Вскоре Диккенс поставил пьесу Коллинза «Маяк», в которой оба они играли как актёры. И с тех пор стали неразлучны. Коллинз помогал старшему другу отвлекаться от забот, а сам заражался от него желанием работать. Один из первых своих романов, «Прятки», Коллинз посвятил Диккенсу. В дальнейшем они стали издавать журнал «Круглый год» («All the Year Round») и написали вместе несколько произведений («Праздное путешествие двух ленивых подмастерьев», «Д-р Дулькамара», «Проезд закрыт»), Диккенс помогал Коллинзу оттачивать мастерство, а сам учился у молодого друга умению искать оригинальные сюжетные ходы, необычно строить композицию.
В 1856 г. Диккенс готовил постановку пьесы Коллинза «Замёрзшая пучина». Главные женские роли в ней играли Джорджина Хогарт и две старшие дочери режиссёра. Диккенс играл роль незадачливого влюблённого, который, однако, вместо того чтобы убить соперника спасал его ради любимой женщины и вскоре умирал.
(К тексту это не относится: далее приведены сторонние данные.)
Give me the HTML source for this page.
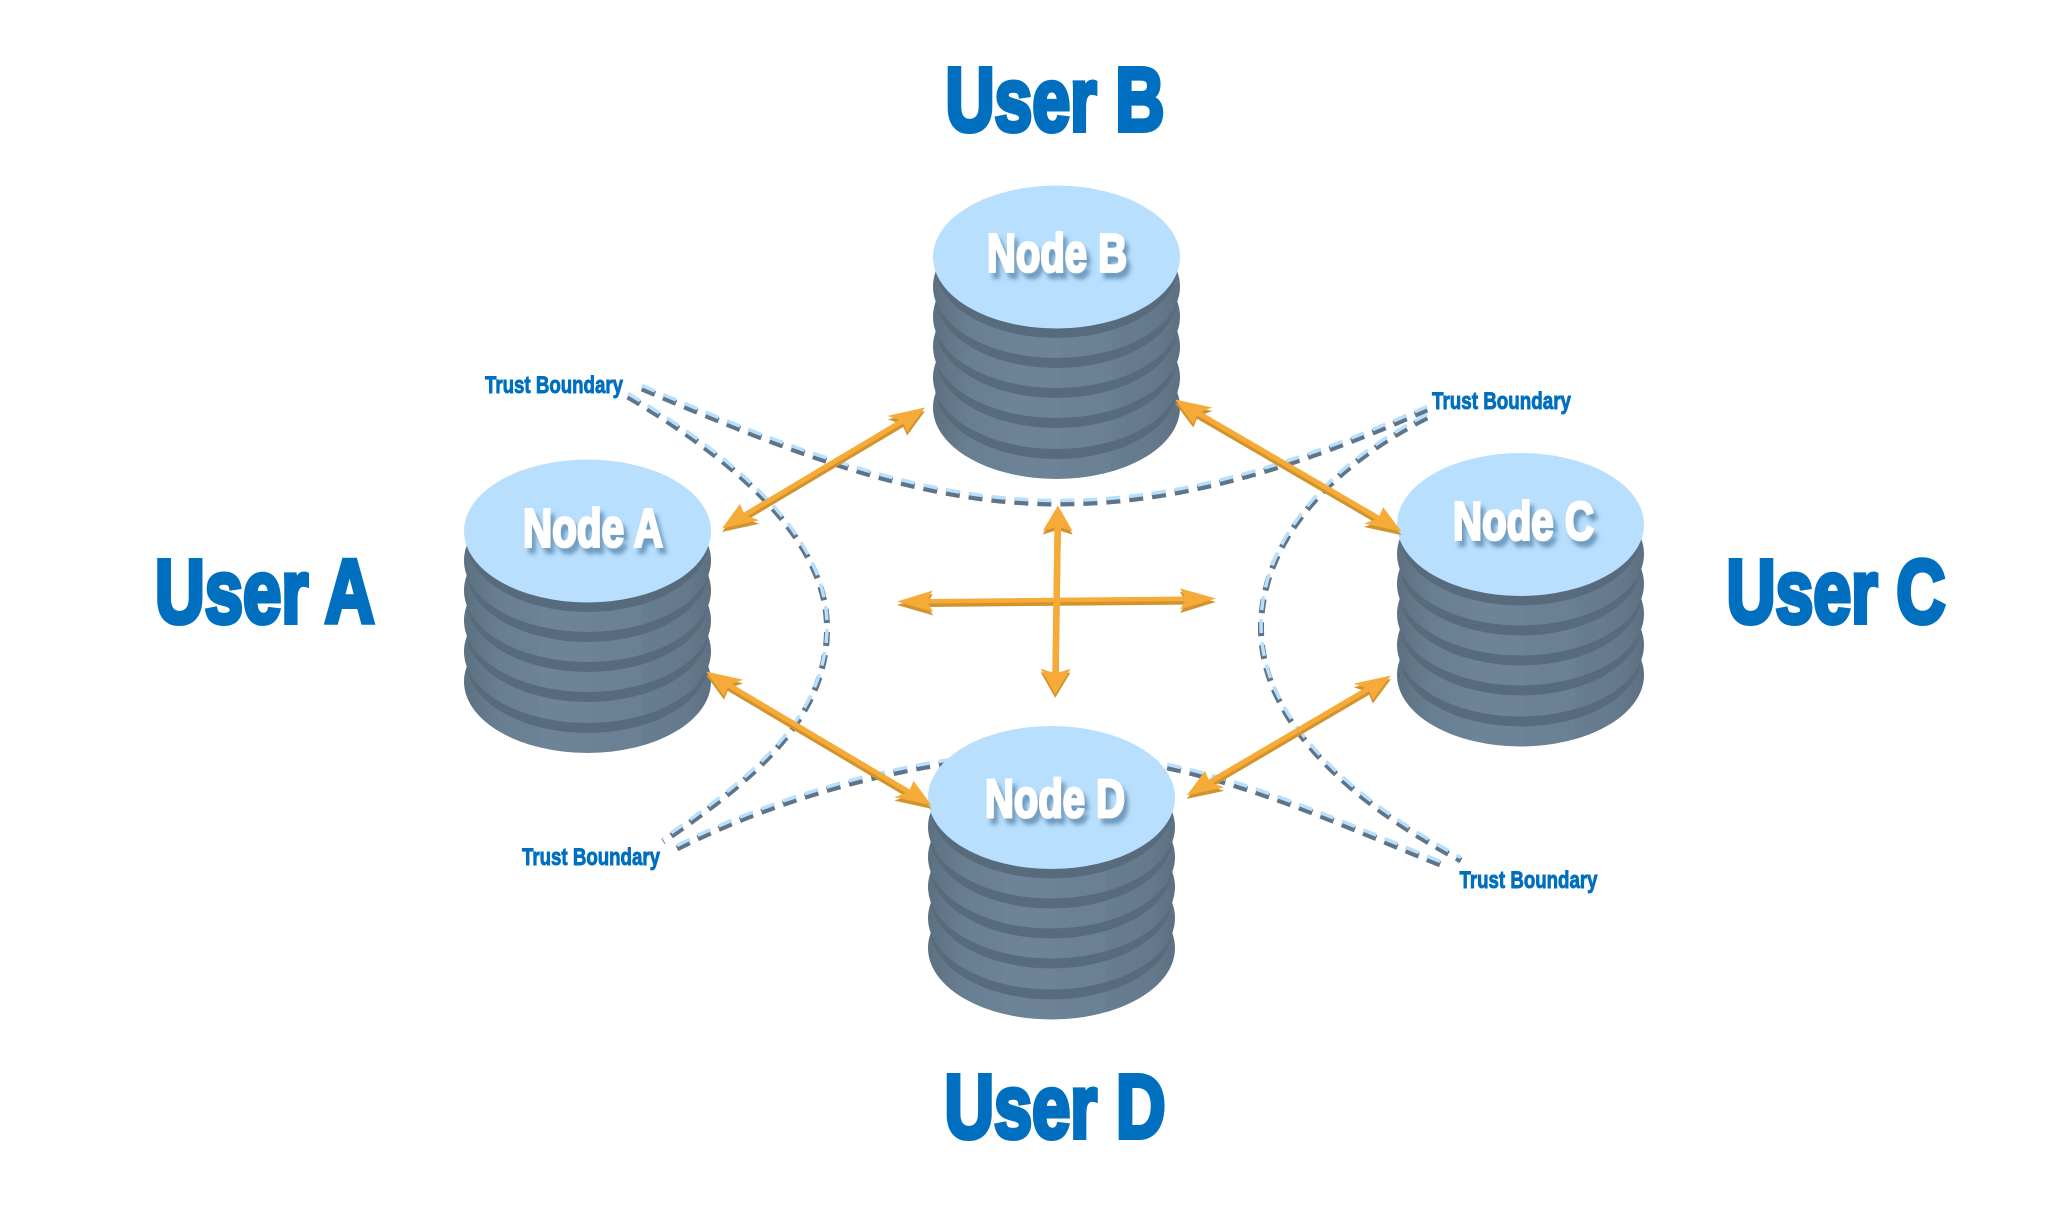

Вероятно, эта роль подсказала ему идею последнего крупного произведения пятидесятых годов — «Повести о двух городах», действие которой относится ко времени французской революции 1789—1794 гг. Сюжет её строится на поразительном внешнем сходстве аристократа Дарни д’Эвремонда и недоучившегося юриста Сидни Картона. Героиня книги Люси Манетт любит Дарни, испытывая к спивающемуся и запутавшемуся в случайных связях Картону разве только жалость. Однако именно Картон спасает жизнь Дарни во время суда по обвинению в шпионаже в Лондоне, а в дальнейшем, в Париже, принимает за него смерть на эшафоте.
Атмосфера книги буквально пропитана кровью, в ней постоянно ощущается дыхание смерти. На этом фоне самопожертвование Картона — проявление высшего гуманизма во имя любви, которая оказывается сильнее, чем жестокость и смерть.
Утраты и сильная любовь. Эти два фактора определяют жизнь Диккенса в последние десять-двенадцать лет его жизни. И, хотя советские литературоведы усиленно настаивали на том, что не личная жизнь определяла его творчество этого периода, их позиция совершенно очевидно несостоятельна. Всё говорит о том, что именно события личной жизни и связанные с ними переживания способствовали появлению «Повести о двух городах» и наиболее сильных, по нашему глубокому убеждению, романов писателя — «Больших надежд» и «Нашего общего друга», нашли отражение в их сюжетах и образах.
Ещё в мае 1857 г. Диккенс с восторгом ожидал приезда Ганса Христиана Андерсена, с которым познакомился за десять лет до того в имении своего издателя Бентли. «Поверьте, — писал он великому датскому сказочнику, — для того, чтобы описать, как я люблю и почитаю Вас, не хватило бы всей бумаги, которой можно устлать Ваш путь от Копенгагена до моего дома».[7]
Но в начале июня стало известно о смерти старого друга Диккенса, Дугласа Джерролда. Диккенс решил собрать средства для помощи его семье сборами от представления «Замёрзшей пучины» в Лондоне и Манчестере. Понимая, что в больших залах его свояченицу и дочерей никто не услышит, он пригласил на их роли профессиональных актрис: свою давнюю знакомую миссис Тёрнан с дочерьми Эллен и Марией.
6
У. Коллинз в долгу не остался и назвал эту книгу «биографией Джона Форстера с отдельными эпизодами из жизни Чарлза Диккенса».
7
Правда, после пребывания Андерсена в его доме Диккенс поместил на двери его комнаты следующую памятную надпись: «В этой комнате Ганс Андерсен прожил однажды пять недель, которые всей семье показались вечностью».